10. Felix The Cat, various shorts (1919-1989)
One of the earliest funny-animal cartoon icons, Felix The Cat was born an agent of mischief during the silent era. A stylized ink spot of a feline, Felix stands in pleasant contrast to the blank backdrops of the surrealist black-and-white shorts produced by animator Pat Sullivan—and all without being one of the racist caricatures in which Sullivan and his team occasionally indulged. His puckish nature aside, Felix’s ability to speak wasn’t always used in service of a prank: In 1924’s “Felix Dopes It Out,” the star cries out in order to keep a troubled clown from killing himself. (It was, um, a different era.) It would be a full year after Walt Disney and Ub Iwerks debuted “Steamboat Willie” that Felix would gain the true gift of gab, and Sullivan’s skepticism toward the talkie craze essentially snuffed out the life of his grinning star. When the character received a small-screen revival in the 1950s, much of his edge was packed into an innocuous gimmick—“the bag of tricks”—but the addition of supporting characters like Poindexter and The Professor gave him plenty of opportunity to chat.
11. Bagheera, The Jungle Book (1967), Adventures Of Mowgli (1973), “Mowgli’s Brothers”(1976)

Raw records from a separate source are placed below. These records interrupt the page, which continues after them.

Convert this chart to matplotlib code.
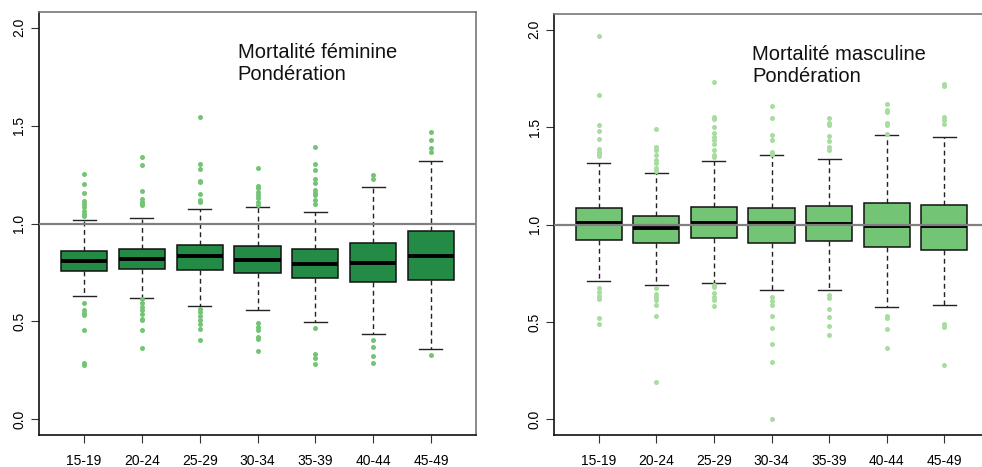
import matplotlib
matplotlib.use('Agg')

import matplotlib.pyplot as plt

plt.rcParams['font.family'] = ['Liberation Sans', 'DejaVu Sans']

# groupes d'âge
ages = ["15-19", "20-24", "25-29", "30-34", "35-39", "40-44", "45-49"]

# mortalité féminine (pondération)
fem_whislo = [0.628, 0.621, 0.580, 0.560, 0.495, 0.437, 0.361]
fem_q1 = [0.755, 0.769, 0.764, 0.747, 0.723, 0.702, 0.713]
fem_med = [0.808, 0.818, 0.832, 0.815, 0.791, 0.796, 0.835]
fem_q3 = [0.861, 0.872, 0.891, 0.883, 0.871, 0.900, 0.964]
fem_whishi = [1.019, 1.027, 1.075, 1.083, 1.058, 1.187, 1.321]
fem_out = [
    [1.253, 1.202, 1.157, 1.116, 1.100, 1.083, 1.063, 1.050, 1.036,
     0.595, 0.556, 0.544, 0.531, 0.458, 0.287, 0.276],
    [1.342, 1.300, 1.165, 1.126, 1.112, 1.100, 1.092,
     0.612, 0.595, 0.573, 0.556, 0.539, 0.514, 0.505, 0.456, 0.366],
    [1.542, 1.304, 1.279, 1.219, 1.211, 1.151, 1.121, 1.109,
     0.565, 0.548, 0.526, 0.505, 0.485, 0.463, 0.407],
    [1.284, 1.194, 1.182, 1.160, 1.143, 1.131, 1.109, 1.097,
     0.491, 0.471, 0.454, 0.420, 0.408, 0.350],
    [1.389, 1.304, 1.274, 1.228, 1.206, 1.172, 1.155, 1.143, 1.121, 1.100,
     0.468, 0.332, 0.315, 0.284],
    [1.250, 1.228, 0.405, 0.371, 0.323, 0.286],
    [1.466, 1.427, 1.386, 1.364, 0.328],
]

# mortalité masculine (pondération)
mas_whislo = [0.710, 0.690, 0.699, 0.665, 0.663, 0.576, 0.586]
mas_q1 = [0.920, 0.903, 0.931, 0.905, 0.914, 0.883, 0.867]
mas_med = [1.009, 0.984, 1.009, 1.009, 1.003, 0.994, 0.994]
mas_q3 = [1.085, 1.045, 1.092, 1.085, 1.095, 1.112, 1.102]
mas_whishi = [1.318, 1.266, 1.326, 1.356, 1.335, 1.457, 1.448]
mas_out = [
    [1.966, 1.662, 1.510, 1.481, 1.438, 1.387, 1.374, 1.362, 1.349,
     0.672, 0.655, 0.634, 0.616, 0.518, 0.487],
    [1.489, 1.397, 1.383, 1.357, 1.332, 1.315, 1.290, 1.275,
     0.675, 0.645, 0.626, 0.612, 0.586, 0.531, 0.192],
    [1.731, 1.554, 1.542, 1.500, 1.469, 1.451, 1.434, 1.414, 1.383, 1.357, 1.345,
     0.689, 0.680, 0.646, 0.629, 0.612, 0.583],
    [1.609, 1.546, 1.457, 1.431, 1.374, 1.362,
     0.627, 0.610, 0.585, 0.533, 0.467, 0.389, 0.297, 0.0],
    [1.546, 1.520, 1.512, 1.455, 1.426, 1.400, 1.383,
     0.637, 0.621, 0.569, 0.523, 0.478, 0.432],
    [1.618, 1.589, 1.577, 1.520, 1.512, 1.465, 0.530, 0.518, 0.466, 0.364],
    [1.722, 1.709, 1.551, 1.537, 1.517, 0.492, 0.475, 0.278],
]

yticks = [0.0, 0.5, 1.0, 1.5, 2.0]


def panel(ax, whislo, q1, med, q3, whishi, out, fill, dots, title):
    stats = []
    for i in range(len(ages)):
        stats.append(dict(whislo=whislo[i], q1=q1[i], med=med[i], q3=q3[i],
                          whishi=whishi[i], fliers=out[i], label=ages[i]))
    pos = list(range(1, len(ages) + 1))
    ax.bxp(stats, positions=pos, widths=0.8, patch_artist=True,
           boxprops=dict(facecolor=fill, edgecolor="#111111", lw=1.1),
           medianprops=dict(color="black", lw=2.8, solid_capstyle="butt"),
           whiskerprops=dict(color="#222222", lw=1, linestyle=(0, (3.5, 2.5))),
           capprops=dict(color="#222222", lw=1),
           flierprops=dict(marker="o", markersize=3.6, markerfacecolor=dots,
                           markeredgecolor=dots, markeredgewidth=0))
    ax.axhline(1.0, color="#808080", lw=1.6, zorder=5)
    ax.set_xlim(0.22, 7.78)
    ax.set_ylim(-0.08, 2.08)
    ax.set_xticks(pos)
    ax.set_xticklabels(ages, fontsize=10)
    ax.set_yticks(yticks)
    ax.set_yticklabels(["%.1f" % v for v in yticks], fontsize=10,
                       rotation=90, va="center")
    ax.tick_params(axis="x", length=5.8, pad=8, color="#333333")
    ax.tick_params(axis="y", length=5.5, pad=3.5, color="#333333")
    ax.spines["left"].set_color("#111111")
    ax.spines["bottom"].set_color("#111111")
    ax.spines["top"].set_color("#777777")
    ax.spines["right"].set_color("#777777")
    for s in ax.spines.values():
        s.set_linewidth(1.2)
    ax.text(0.455, 0.927, title, transform=ax.transAxes, fontsize=14.5,
            va="top", ha="left", color="#111111")


fig = plt.figure(figsize=(9.82, 4.67), dpi=100)
ax1 = fig.add_axes([39 / 982, 32 / 467, 437 / 982, 423 / 467])
ax2 = fig.add_axes([554 / 982, 32 / 467, 435 / 982, 421 / 467])

panel(ax1, fem_whislo, fem_q1, fem_med, fem_q3, fem_whishi, fem_out,
      "#238B45", "#74C476", "Mortalité féminine\nPondération")
panel(ax2, mas_whislo, mas_q1, mas_med, mas_q3, mas_whishi, mas_out,
      "#74C476", "#A8DCA0", "Mortalité masculine\nPondération")

fig.savefig("out.png", dpi=100)
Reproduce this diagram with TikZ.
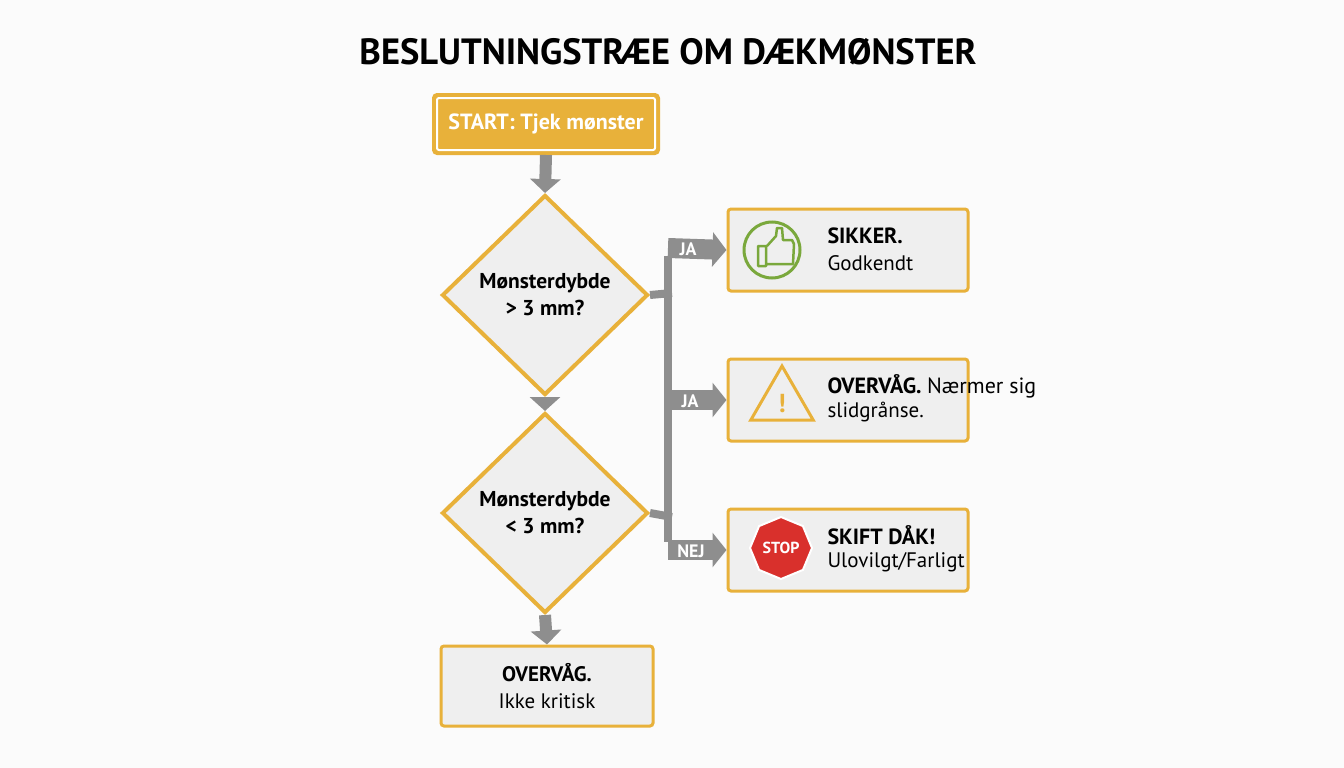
\documentclass[tikz,border=0pt]{standalone}
\usepackage{fontspec}
\setmainfont{PT Sans}
\usetikzlibrary{shapes.geometric,arrows.meta}
\definecolor{ylw}{HTML}{E8B13A}
\definecolor{gry}{HTML}{8E8E8E}
\definecolor{boxf}{HTML}{EFEFEF}
\definecolor{grn}{HTML}{7AA83C}
\definecolor{stopred}{HTML}{D9302C}
\tikzset{
 res/.style={draw=ylw,line width=3pt,fill=boxf,rounded corners=3pt,minimum width=240pt,minimum height=82pt},
 dia/.style={diamond,draw=ylw,line width=4pt,fill=boxf,minimum width=206pt,minimum height=200pt,align=center,font=\bfseries\fontsize{21.5}{27}\selectfont,inner sep=0pt},
 flow/.style={draw=gry,line width=8pt},
 farr/.style={draw=gry,line width=12pt,-{Triangle[length=14pt,width=30pt]}},
 barr/.style={draw=gry,line width=20pt,-{Triangle[length=14pt,width=34pt]}},
 lbl/.style={text=white,font=\bfseries\fontsize{18}{20}\selectfont,inner sep=0pt},
 big/.style={font=\bfseries\fontsize{22}{26}\selectfont,anchor=west},
 small/.style={font=\fontsize{21}{25}\selectfont,anchor=west}
}
\begin{document}
\begin{tikzpicture}[x=1pt,y=-1pt]
\fill[white!97!gray] (0,0) rectangle (1344,768);
\useasboundingbox (0,0) rectangle (1344,768);
\node (title) at (668,52) {\bfseries\fontsize{36.5}{44}\selectfont BESLUTNINGSTRÆE OM DÆKMØNSTER};
\node[draw=ylw,fill=ylw,line width=2pt,rounded corners=4pt,minimum width=226pt,minimum height=60pt,text=white,font=\bfseries\fontsize{22}{26}\selectfont] (start) at (546,124) {START: Tjek mønster};
\draw[white,line width=2pt,rounded corners=2pt] ([shift={(5,-5)}]start.south west) rectangle ([shift={(-5,5)}]start.north east);
\node[dia] (d1) at (545,295) {Mønsterdybde\\ > 3 mm?};
\node[dia] (d2) at (545,513) {Mønsterdybde\\ < 3 mm?};
\node[draw=ylw,line width=3pt,fill=boxf,rounded corners=3pt,minimum width=212pt,minimum height=80pt,align=center,font=\fontsize{21}{27}\selectfont] (ok) at (547,686) {\textbf{OVERVÅG.}\\Ikke kritisk};
\node[res] (r1) at (848,250) {};
\node[res] (r2) at (848,400) {};
\node[res] (r3) at (848,550) {};
\draw[farr] (start.south) -- (d1.north);
\draw[farr] (d1.south) -- (d2.north);
\draw[farr] (d2.south) -- (ok.north);
\coordinate (t1) at (668,248);
\coordinate (t2) at (668,400);
\coordinate (t3) at (668,550);
\coordinate (j1) at (672,293);
\coordinate (j2) at (672,517);
\draw[flow] (d1.east) -- (j1);
\draw[flow] (d2.east) -- (j2);
\draw[flow] ([yshift=-8pt]t1) -- ([yshift=8pt]t3);
\draw[barr] (t1) -- (r1.west);
\draw[barr] (t2) -- (r2.west);
\draw[barr] (t3) -- (r3.west);
\node[lbl] (l1) at (688,249) {JA};
\node[lbl] (l2) at (690,401) {JA};
\node[lbl] (l3) at (691,551) {NEJ};
% icons
\node[circle,draw=grn,line width=3pt,minimum size=56pt] (ic1) at (772,250) {};
\draw[grn,line width=2.5pt,line join=round] (758,246) rectangle (766,266)
 (767,246) -- (776,236) -- (777,228) -- (782,228) -- (783,240) -- (792,240) -- (794,244) -- (793,264) -- (767,264);
\node[regular polygon,regular polygon sides=3,draw=ylw,line width=3pt,minimum size=72pt,inner sep=0pt] (ic2) at (782,402) {};
\node[text=ylw,font=\bfseries\fontsize{26}{26}\selectfont] at (782,404) {!};
\node[regular polygon,regular polygon sides=8,fill=stopred,draw=white,line width=2pt,minimum size=62pt,inner sep=0pt,shape border rotate=22.5] (ic3) at (781,548) {};
\node[text=white,font=\bfseries\fontsize{16}{16}\selectfont] at (ic3) {STOP};
\node[big] at (824,236) {SIKKER.};
\node[small] at (824,263) {Godkendt};
\node[big] at (824,386) {OVERVÅG. \mdseries Nærmer sig};
\node[small] at (824,412) {slidgrånse.};
\node[big] at (824,535) {SKIFT DÅK!};
\node[small] at (824,562) {Ulovilgt/Farligt};
\end{tikzpicture}
\end{document}
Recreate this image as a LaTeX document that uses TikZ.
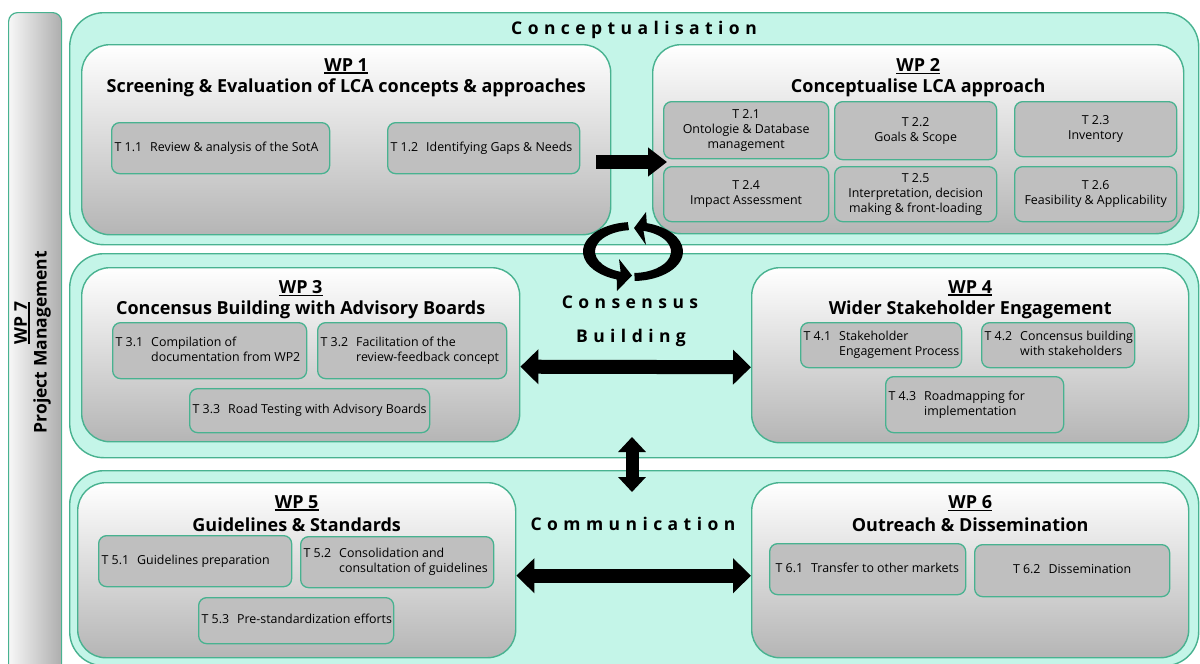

The black panther Bagheera is one of the central characters of Rudyard Kipling’s Mowgli tales, which make up part of the collections The Jungle Book and The Second Jungle Book. In Kipling’s tales, Bagheera is a sly plotter and a murderous hunter, capable and ferocious, proud and languorous, immensely knowledgeable, and loyal to his friends. Watching the many live-action and animated adaptations of Kipling’s stories, it’s fascinating to see how different versions choose among these traits, and come up with closely related, but still very different Bagheeras. The Bagheera of the Disney musical version, voiced by frequent Disney narrator Sebastian Cabot, is a sort of amiable curmudgeon, easily amused but easily annoyed, and persnickety when he doesn’t get his way. The Bagheera of “Mowgli’s Brothers”—one of three animated specials adapted ultra-faithfully from Kipling’s stories in the ’70s, and directed by Looney Tunes vet Chuck Jones—is softer and far more rounded in appearance, and is mostly a wise, removed guardian who dispenses critical advice, while rarely budging from a treetop perch. The Bagheera of the Russian animated film Adventures Of Mowgli is the most stylized of the group, often appearing as an abstract streak of darkness with an iconic smirk at one end. She’s also female, and more motherly and nurturing than her animated doppelgängers. But in any form, Bagheera serves roughly the same function, as the least bumbling, least changeable of Mowgli’s parent-figures.